On ne peut améliorer le sort des classes laborieuses qu’en changeant la relation établie entre le prix des salaires et celui des objets de première nécessité. Pourquoi les salaires sont-ils sans cesse réduits ? C’est qu’il y a trop de bras qui s’offrent pour peu de travail. Pourquoi les alimens augmentent-ils de prix ? C’est, indépendamment de la dépréciation du numéraire, qu’ils n’arrivent pas assez abondamment sur les marchés pour le nombre des acheteurs.
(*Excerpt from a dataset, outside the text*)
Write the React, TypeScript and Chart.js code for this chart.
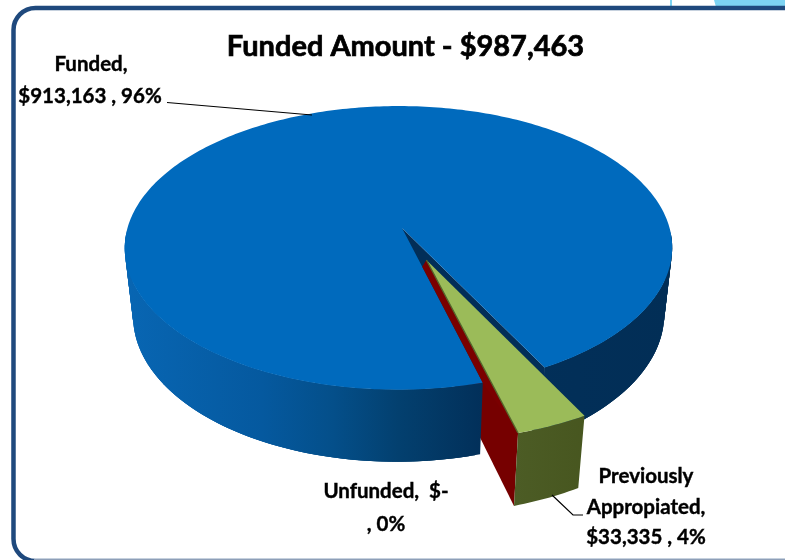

Diminuer la concurrence que se font les ouvriers, augmenter en leur faveur les facilités de l’existence, tels sont les deux termes de la proposition. Il n’est pas nécessaire, on le conçoit, il serait même dangereux de doubler dans son ensemble la production nationale. De même qu’on rend la vigueur à tout le corps humain en guérissant la partie malade, il suffit, pour accélérer généralement le mouvement productif, de provoquer certaines exploitations négligées, de ranimer certaines industries souffrantes.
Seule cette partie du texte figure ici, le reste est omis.